Beside this lay another fundamental principle: it was God’s prerogative to tell us how he wished to be worshipped.  Hence the much-derided ‘simplicity’ of Calvinist worship: no vestments, no incense, no altar, no images of the saints, no pictures of the Virgin, no kneeling at Communion, all excluded because we had no reason to believe that God ‘enjoyed’ them.  That was the only relevant consideration.

With the New Calvinism, the dynamics change and Calvin becomes but a dim shadow.  Instead, there is a curious mixture of the Five Points, 16th century Anabaptism, 18th century revivalism, 20th century Pentecostalism, sophisticated  marketing, the latest technology, and high-decibel music.

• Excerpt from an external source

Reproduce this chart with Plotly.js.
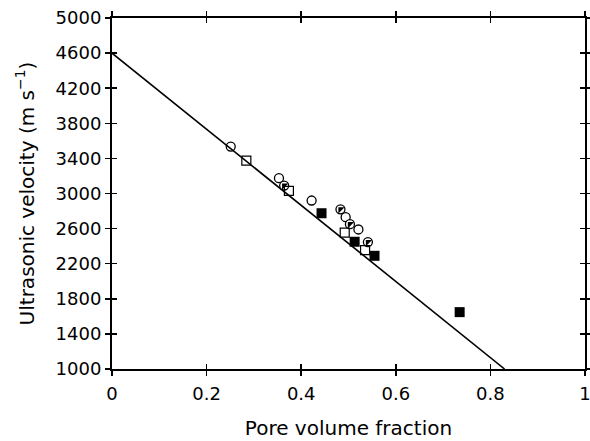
<!DOCTYPE html>
<html>
<head>
<meta charset="utf-8">
<script src="https://cdn.plot.ly/plotly-3.0.1.min.js"></script>
<style>html,body{margin:0;padding:0;background:#fff;}#chart{width:590px;height:441px;}</style>
</head>
<body>
<div id="chart"></div>
<script>
// Data
var openCircleX = [0.251, 0.353, 0.422, 0.494, 0.521];
var openCircleY = [3535, 3175, 2920, 2730, 2590];
var halfCircleX = [0.364, 0.483, 0.503, 0.541];
var halfCircleY = [3090, 2820, 2650, 2447];
var openSquareX = [0.284, 0.374, 0.492, 0.535];
var openSquareY = [3375, 3030, 2555, 2355];
var filledSquareX = [0.443, 0.513, 0.555, 0.735];
var filledSquareY = [2775, 2450, 2290, 1648];
var fitLineX = [0, 0.83];
var fitLineY = [4600, 1000];
var xTickVals = [0, 0.2, 0.4, 0.6, 0.8, 1];
var xTickText = ['0', '0.2', '0.4', '0.6', '0.8', '1'];
var yTickVals = [1000, 1400, 1800, 2200, 2600, 3000, 3400, 3800, 4200, 4600, 5000];
var yTickText = yTickVals.map(String);

var FONT = 'DejaVu Sans, Arial, Helvetica, sans-serif';
var FS = 18;
var TFS = 20;

var traces = [
  {x: fitLineX, y: fitLineY, mode: 'lines', line: {color: '#000', width: 1.6}, hoverinfo: 'skip'},
  {x: openCircleX, y: openCircleY, mode: 'markers',
   marker: {symbol: 'circle-open', size: 9, color: '#000', line: {width: 1.3, color: '#000'}}},
  {x: halfCircleX, y: halfCircleY, mode: 'markers',
   marker: {symbol: 'circle', size: 9, color: '#fff', line: {width: 1.3, color: '#000'}}},
  {x: halfCircleX, y: halfCircleY, mode: 'markers',
   marker: {symbol: 'triangle-nw', size: 7, color: '#000', line: {width: 0}}},
  {x: openSquareX, y: openSquareY, mode: 'markers',
   marker: {symbol: 'square-open', size: 9, color: '#000', line: {width: 1.2, color: '#000'}}},
  {x: filledSquareX, y: filledSquareY, mode: 'markers',
   marker: {symbol: 'square', size: 10, color: '#000', line: {width: 0}}},
  {x: [], y: [], xaxis: 'x2', yaxis: 'y2', mode: 'markers'}
];

var axCommon = {showgrid: false, zeroline: false, showline: true, linecolor: '#000', linewidth: 2,
  tickcolor: '#000', tickwidth: 1.5, ticklen: 5, mirror: 'ticks', fixedrange: true};

var layout = {
  width: 590, height: 441,
  margin: {l: 112, r: 5, t: 18, b: 72},
  paper_bgcolor: '#fff', plot_bgcolor: '#fff',
  showlegend: false,
  font: {family: FONT, color: '#000', size: FS},
  xaxis: Object.assign({}, axCommon, {
    range: [0, 1], ticks: 'outside', tickvals: xTickVals, ticktext: xTickText,
    ticklabeloverflow: 'allow', ticklabelstandoff: 2,
    tickfont: {family: FONT, size: FS, color: '#000'},
    title: {text: 'Pore volume fraction', font: {family: FONT, size: TFS, color: '#000'}, standoff: 18}
  }),
  yaxis: Object.assign({}, axCommon, {
    range: [1000, 5000], ticks: 'outside', tickvals: yTickVals, ticktext: yTickText,
    ticklabeloverflow: 'allow',
    tickfont: {family: FONT, size: FS, color: '#000'},
    title: {text: 'Ultrasonic velocity (m s<sup>\u22121</sup>)', font: {family: FONT, size: TFS, color: '#000'}, standoff: 16}
  }),
  xaxis2: Object.assign({}, axCommon, {
    range: [0, 1], ticks: 'inside', tickvals: xTickVals, showticklabels: false,
    overlaying: 'x', anchor: 'y2'
  }),
  yaxis2: Object.assign({}, axCommon, {
    range: [1000, 5000], ticks: 'inside', tickvals: yTickVals, showticklabels: false,
    overlaying: 'y', anchor: 'x2'
  })
};

Plotly.newPlot('chart', traces, layout, {staticPlot: true, displayModeBar: false});
</script>
</body>
</html>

The details will vary, of course, depending on the whims of the Leader.  At its worst, he will be a brilliant stand-up comedian, dressed down to a T-shirt, his tattooed arms and biceps proclaiming his masculinity, the music hip-hop (rap).  At its best, the Leader will be a Harvard postgraduate, the band will be a professional orchestra and the sermon will be an argument to prove the existence of God (something Calvin never thought was his job, seeing as how God had already sown the seed of religion in every heart).

With all this comes ‘messy’ church: not as a disaster, but as something devoutly to be wished, since traditional churches are all ‘stuffy’ and need to be ‘shook-up’, giving us what the late Cardinal Winning called ‘the liturgy of scruff’, sermons which impart much information about the preacher’s wife and family, imperious leaders, and a contempt for rigorous full-time theological education.

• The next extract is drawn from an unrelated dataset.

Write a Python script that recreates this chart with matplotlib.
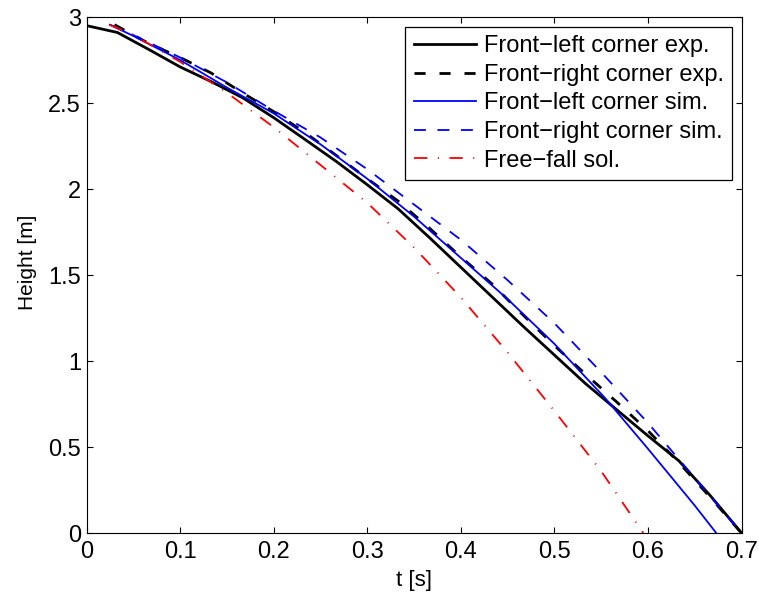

And music, the modern opiate.  Can we really accept that in church music anything goes?  Luther took his hymn-tunes from the pubs and General Booth claimed to have stolen his from the Devil.  Calvin, by contrast, had his specially composed for his Psalms, insisting that the music serve the words.  If that is the case, then hip-hop (the music to which Afro-American protest sings its narrative) can never find a place in Christian worship.  Nor can the oratorio.  Church music is community music, and the high notes of the soprano and the low notes of the bass are equally beyond us.  We could listen to an oratorio, of course, but worship doesn’t consist in being sung to, but in singing.

But finally, isn’t this New Calvinism ‘missional’.  Possibly, but while it may have invented the word it certainly didn’t invent the thing.  The Old Calvinism succeeded not only in providing Scotland with blanket gospel-coverage, but also in sending overseas some of the greatest missionaries the world has ever seen.

Let us take our cue from them, and move on to develop an expansionist Old Calvinism, based on Calvin’s encyclopaedic theology, reverent worship and comprehensive church organisation.

And please assure me that I’m not the last of a threatened species.